Als ich mir endlich sicher bin, richtig gehört zu haben, stehe ich von der Couch, auf der ich bis jetzt gelegen habe, auf und trete in den Flur.
John sieht mich sofort, als hätte er meine Schritte gehört. Sein Blick wird augenblicklich sanft, seine Haltung verändert sich, er scheint weniger angespannt zu sein.
"Baby", wispert John, kaum hörbar, doch ich kann das Wort mittlerweile schon von seinen Lippen ablesen. Elli guckt zwischen uns hin und her, zuckt die Schultern und zieht sich zurück.
John betritt nicht das Haus, er bleibt an den Türrahmen gelehnt stehen, blickt mich erwartungsvoll an.
"Lass uns auf die Terrasse gehen", sage ich leise und wende mich zum Gehen. John wird mir folgen, wie eigentlich immer, seit ich ihm wieder begegnet bin.
"Wo warst du?", frage ich unvermittelt, als ich, statt auf der Terrasse zu bleiben, im hinteren Teil des Gartens stehe.
"Hatte Termine."
"Wer hat mir geschrieben und wer ist die Frau auf den Fotos?" Seine Antwort wird bedeutsam sein. Für mich, für uns.
"Die Frau auf den Fotos hat dir geschrieben."
"Kannst du vielleicht mehr dazu sagen? Oder muss ich alles heraus quetschen?", frage ich und verberge meine Ungeduld nicht mehr. Ich setze mich auf einen Liegestuhl, den Max für mich vor einigen Wochen hier unter die Trauerweide gestellt hat. Ich liebe diesen Baum, er erinnert mich an einen Film, wenngleich der Film sehr traurig war.

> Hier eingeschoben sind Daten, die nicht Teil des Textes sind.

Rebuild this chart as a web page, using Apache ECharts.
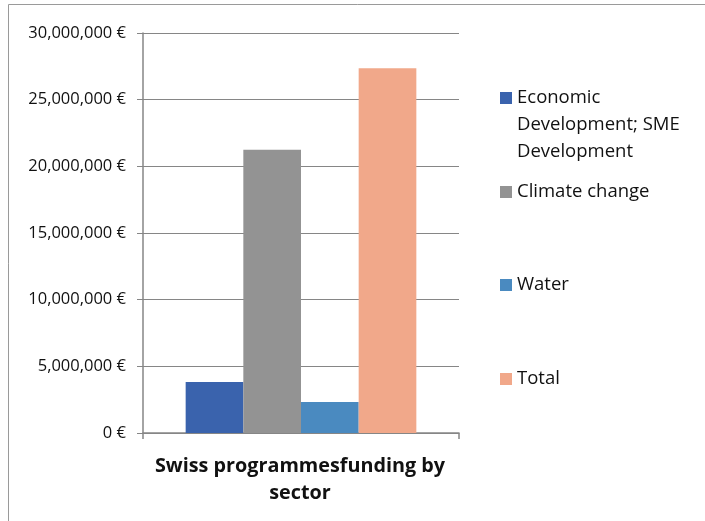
<!DOCTYPE html>
<html>
<head>
<meta charset="utf-8">
<script src="https://cdn.jsdelivr.net/npm/echarts@6/dist/echarts.min.js"></script>
<style>
  html, body { margin: 0; padding: 0; background: #fff; }
  #chart { width: 705px; height: 521px; }
</style>
</head>
<body>
<div id="chart"></div>
<script>
// 数据
const categories = ['']
const seriesNames = ['Economic Development; SME Development', 'Climate change', 'Water', 'Total']
const seriesValues = [[3830000], [21250000], [2320000], [27350000]]
const seriesColors = ['#3A63AD', '#939393', '#4A8AC0', '#F1A88A']
const yTicks = { min: 0, max: 30000000, step: 5000000 }
const titleText = 'Swiss programmesfunding by\nsector'

const FONT = 'Open Sans'

const chart = echarts.init(document.getElementById('chart'))

// 千分位格式
const fmtEuro = (v) => v.toLocaleString('en-US') + ' €'

// 图例 - 每项单独放置（图标中心 y）
const legendCenters = [98, 192, 285, 379]
const legends = seriesNames.map((name, i) => {
  const isLong = i === 0
  return {
    data: [name],
    left: 500,
    // 长标签前加两行空行，使图标对齐第一行
    top: isLong ? legendCenters[i] - 67.5 : legendCenters[i] - 13.5,
    orient: 'vertical',
    padding: 0,
    itemWidth: 12,
    itemHeight: 12,
    itemGap: 5,
    icon: 'rect',
    formatter: isLong ? () => ' \n \nEconomic\nDevelopment; SME\nDevelopment' : '{name}',
    textStyle: {
      fontFamily: FONT,
      fontSize: 18.5,
      color: '#111',
      lineHeight: 27
    }
  }
})

const option = {
  animation: false,
  backgroundColor: '#fff',
  title: {
    text: titleText,
    left: 300,
    top: 453,
    padding: 0,
    textAlign: 'center',
    textStyle: {
      fontFamily: FONT,
      fontSize: 19.8,
      fontWeight: 'bold',
      color: '#111',
      lineHeight: 27
    }
  },
  legend: legends,
  grid: {
    left: 143,
    right: 246,
    top: 33,
    bottom: 88
  },
  xAxis: {
    type: 'category',
    data: categories,
    axisLine: { lineStyle: { color: '#868686', width: 1.5 } },
    axisTick: { show: true, length: 6, lineStyle: { color: '#868686', width: 1.5 } },
    axisLabel: { show: false }
  },
  yAxis: {
    type: 'value',
    min: yTicks.min,
    max: yTicks.max,
    interval: yTicks.step,
    axisLine: { show: true, lineStyle: { color: '#868686', width: 1.5 } },
    axisTick: { show: true, length: 6, lineStyle: { color: '#868686' } },
    splitLine: { lineStyle: { color: '#868686', width: 1 } },
    axisLabel: {
      formatter: fmtEuro,
      fontFamily: FONT,
      fontSize: 16.5,
      color: '#111',
      margin: 17
    }
  },
  series: seriesNames.map((name, i) => ({
    name: name,
    type: 'bar',
    data: seriesValues[i],
    barGap: '0%',
    barCategoryGap: '27%',
    itemStyle: { color: seriesColors[i] }
  })),
  graphic: [
    {
      type: 'rect',
      shape: { x: 8.5, y: 4.5, width: 800, height: 600 },
      style: { fill: 'none', stroke: '#9a9a9a', lineWidth: 1 },
      silent: true
    }
  ]
}

chart.setOption(option)
window.addEventListener('resize', () => chart.resize())
</script>
</body>
</html>
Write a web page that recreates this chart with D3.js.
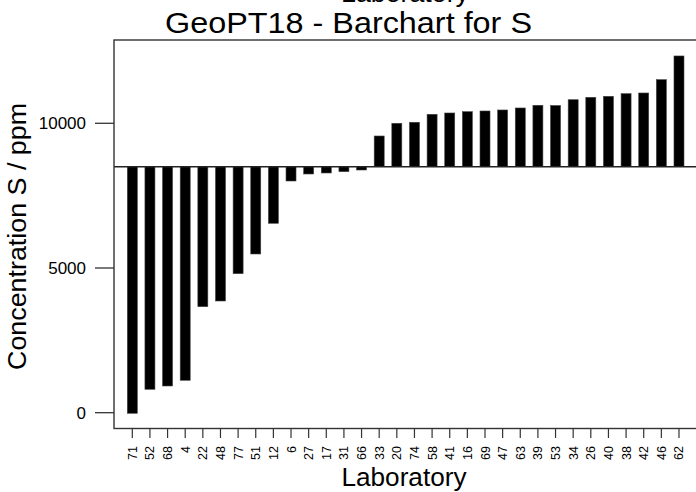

"Ich", setzt John zu einer Antwort an, stockt kurz, lässt sich dann vor mir auf die Wiese nieder. Sein Blick wirkt plötzlich verzweifelt. Mir wird heiß, ich kann kaum atmen, kann ich mir doch denken, welche Richtung unsere noch so frische Beziehung einschlagen wird. "Ich ..."
"Verdammt, John, nun sprich endlich", flehe ich.
"Baby, ich glaube, ich habe Scheiße gebaut."